Grade: C- (Despite the +/- numbers, which are not good but generally just a byproduct of the team’s overall bench quality relative to its opponents’ reserve groups, he still doesn’t do things that hurt the team even when he’s not playing well. But you want to see him more involved the way he had been the first half of the season, when he would at least rack up rebound or assist numbers when he wasn’t scoring.)
Sandro Mamukelashvili
8.0 pts, 1.0 reb, 1.0 ast, 2.0 stl | 80.0 FG% | +8.0 in 13.9 mpg
You’ve gotta love Mamu. He rarely plays, but any time he’s called upon to reinvigorate a stale offense he almost always responds. That comeback bid against Utah had as much to do with him jumpstarting the proceedings by pushing the pace and running the two-man game with Collins as it did anyone else, and he deserves the recognition. Considering how many games the Spurs have played this season where they found themselves going stagnant, you wonder sometimes why Pop hasn’t pulled this card a bit more often. He’s a defensive liability, and I know they want to give reps to the youngest of their youngsters, but still…

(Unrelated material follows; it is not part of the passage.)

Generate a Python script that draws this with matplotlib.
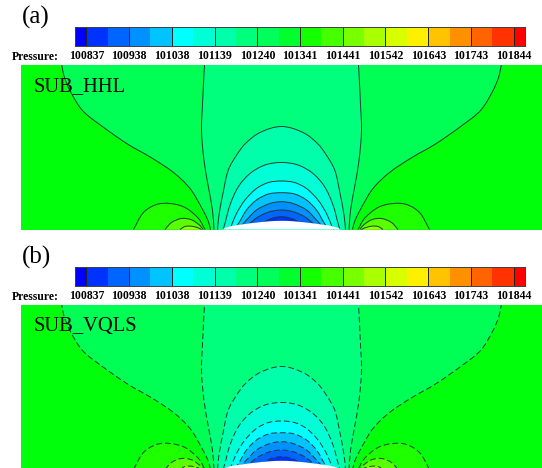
import matplotlib
matplotlib.use("Agg")
import matplotlib.pyplot as plt
from matplotlib.path import Path
from matplotlib.patches import PathPatch
import math as mat

W = 542
H = 468

tick_values = [100837, 100938, 101038, 101139, 101240, 101341, 101441, 101542, 101643, 101743, 101844]
bar_edges = [100811, 100837, 100887, 100938, 100988, 101038, 101089, 101139, 101190, 101240, 101290,
             101341, 101391, 101441, 101492, 101542, 101593, 101643, 101693, 101743, 101794, 101844, 101871]
bar_colors = ["#0000ff", "#0032ff", "#0064ff", "#0091ff", "#00c3ff", "#00ffff", "#00ffd7", "#00ffaa",
              "#00ff7d", "#00ff5a", "#00ff2d", "#14ff00", "#46ff00", "#78ff00", "#aaff00", "#d7ff00",
              "#fff000", "#ffc300", "#ff9100", "#ff6400", "#ff3200", "#ff0000"]

# contours, left half only: offset from hump centre, height above wall
line1_x = [-71, -73.5, -80, -91.5, -108, -130.5, -154, -180.5, -199, -210.5, -217, -219.8, -221]
line1_y = [0, 9, 22, 41, 57, 72, 85.5, 104, 119, 137, 152, 165, 178]
line2_x = [-67.5, -69, -73, -77.5, -80, -79, -77, -76]
line2_y = [0, 19, 42, 69, 99, 125, 165, 178]
arch3_x = [-64, -62.5, -58.2, -53.2, -44.8, -36, -21.5, 0]
arch3_y = [0, 14.5, 37.8, 59.5, 74.5, 86, 97, 103]
arch4_x = [-58.5, -57, -51.5, -43, -31.5, -16.5, 0]
arch4_y = [0, 4.5, 24.5, 43, 56, 64.5, 67]
arch5_x = [-52, -50.5, -45, -36.5, -25, -13, 0]
arch5_y = [0, 3, 16, 29.5, 41, 47, 48.5]
arch6_x = [-47, -43, -35, -25, -13, 0]
arch6_y = [1, 6, 19.5, 29.5, 35.5, 36.8]
arch7_x = [-43, -40, -35, -25, -11.5, 0]
arch7_y = [1, 4, 9.5, 19.5, 26, 27.8]
arch8_x = [-37, -33, -23, -11.5, 0]
arch8_y = [1, 5, 12.8, 17.8, 19.5]
arch9_x = [-29, -25, -20, -10, 0]
arch9_y = [1, 3.5, 6, 11, 12.8]
bump1_x = [-148, -138, -125, -111.5, -96.5, -83, -76.5]
bump1_y = [0, 17, 25, 26, 22, 11, 0]
bump2_x = [-116.5, -110, -100, -90, -81.5, -78.5]
bump2_y = [0, 7, 11, 9.7, 4, 0]
bump3_x = [-101.5, -96.5, -90, -83, -80]
bump3_y = [0, 3, 3.3, 1.5, 0]
hump_x = [-60, -52, -40, -26, -12, 0]
hump_y = [0, 3, 5, 6.8, 8.2, 8.7]

center_lines = [(line1_x, line1_y, "#00ff55"), (line2_x, line2_y, "#00ff7d"), (arch3_x, arch3_y, "#00ffaa"),
                (arch4_x, arch4_y, "#00ffd7"), (arch5_x, arch5_y, "#00ffff"), (arch6_x, arch6_y, "#00c3ff"),
                (arch7_x, arch7_y, "#0091ff"), (arch8_x, arch8_y, "#0064ff"), (arch9_x, arch9_y, "#0032ff")]
side_bumps = [(bump1_x, bump1_y, "#1eff00"), (bump2_x, bump2_y, "#5aff00"), (bump3_x, bump3_y, "#96ff00")]


def tangent(xs, ys, i):
    a = max(i - 1, 0)
    b = min(i + 1, len(xs) - 1)
    dx = xs[b] - xs[a]
    dy = ys[b] - ys[a]
    d = mat.hypot(dx, dy)
    return dx / d, dy / d


def smooth_path(xs, ys, close=False):
    # bezier through the read points, handles a third of each segment
    verts = [(xs[0], ys[0])]
    codes = [Path.MOVETO]
    for i in range(len(xs) - 1):
        seg = mat.hypot(xs[i + 1] - xs[i], ys[i + 1] - ys[i]) / 3
        t0 = tangent(xs, ys, i)
        t1 = tangent(xs, ys, i + 1)
        verts.append((xs[i] + t0[0] * seg, ys[i] + t0[1] * seg))
        verts.append((xs[i + 1] - t1[0] * seg, ys[i + 1] - t1[1] * seg))
        verts.append((xs[i + 1], ys[i + 1]))
        codes += [Path.CURVE4, Path.CURVE4, Path.CURVE4]
    if close:
        verts.append((xs[0], ys[0]))
        codes.append(Path.CLOSEPOLY)
    return Path(verts, codes)


def mirrored(xs, ys):
    if xs[-1] == 0:
        return xs + [-v for v in xs[-2::-1]], ys + ys[-2::-1]
    return xs + [-v for v in xs[::-1]], ys + ys[::-1]


def draw_contour(ax, xs, ys, color, ls):
    ax.add_patch(PathPatch(smooth_path(xs, ys, True), fc=color, ec="none", lw=0))
    ax.add_patch(PathPatch(smooth_path(xs, ys), fc="none", ec="#1c3c30", lw=0.7, ls=ls))


def make_axes(x, y, w, h):
    return plt.gcf().add_axes([x / W, 1 - (y + h) / H, w / W, h / H])


def draw_panel(letter, name, ls, offset):
    plt.figtext(21.5 / W, 1 - (17.5 + offset) / H, letter, fontsize=18, family="Liberation Serif", va="center")

    bar = make_axes(75.4, 27.3 + offset, 449.6, 18.7)
    for i in range(len(bar_colors)):
        bar.axvspan(bar_edges[i], bar_edges[i + 1], color=bar_colors[i], lw=0)
    bar.vlines(tick_values, 0, 1, color="#202020", lw=0.7)
    bar.set_xlim(bar_edges[0], bar_edges[-1])
    bar.set_ylim(0, 1)
    bar.set_yticks([])
    bar.set_xticks(tick_values)
    bar.set_xticklabels(tick_values, fontsize=8.5, fontweight="bold", family="Liberation Serif")
    bar.tick_params(axis="x", length=0, pad=3.2)
    for s in bar.spines.values():
        s.set_linewidth(0.7)
        s.set_color("#404040")
    plt.figtext(12 / W, 1 - (57 + offset) / H, "Pressure:", fontsize=8.5, fontweight="bold",
                family="Liberation Serif", va="center")

    ax = make_axes(21, 64.5 + offset, 521, 165)
    ax.set_xlim(-260.5, 260.5)
    ax.set_ylim(0, 165)
    ax.axis("off")
    ax.add_patch(plt.Rectangle((-260.5, 0), 521, 165, fc="#00ff0a", ec="none"))
    for xs, ys, c in side_bumps:
        draw_contour(ax, xs, ys, c, ls)
        draw_contour(ax, [-v for v in xs], ys, c, ls)
    for xs, ys, c in center_lines:
        hx, hy = mirrored(xs, ys)
        draw_contour(ax, hx, hy, c, ls)
    hx, hy = mirrored(hump_x, hump_y)
    ax.add_patch(PathPatch(smooth_path(hx, hy, True), fc="white", ec="none", lw=0, zorder=5))
    ax.text(-247.8, 143.3, name, fontsize=14.8, family="Liberation Serif", va="center", zorder=6)


plt.figure(figsize=(W / 100, H / 100), dpi=100)
draw_panel("(a)", "SUB_HHL", "-", 0)
draw_panel("(b)", "SUB_VQLS", (0, (6, 3)), 240)
plt.savefig("out.png", dpi=100)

Grade: A (I can’t give him the top grade because you can’t ignore the defensive errors, but for one night we got vintage Mamu — or at least as vintage as a Mamu performance can be.
Blake Wesley
0.7 pts, 1.3 reb, 2.0 ast | 0.0 FG%, 0.0 3P% | -7.0 in 11.7 mpg
Blake has hit some kind of wall here recently. He hasn’t been a threat to score, he hasn’t been quite as disruptive defensively, and he really just looks like a placeholder for like 12 minutes a night. We know the aggressiveness is there, he just needs to tap back into it.
Grade: D+ (It’s all part of the learning process, but at least he’s still playing sound defense, looking for teammates, starting to figure out the pick-and-roll a little bit, and most importantly, he’s taking care of the ball. It could be worse for a guy who didn’t make a field goal all week.)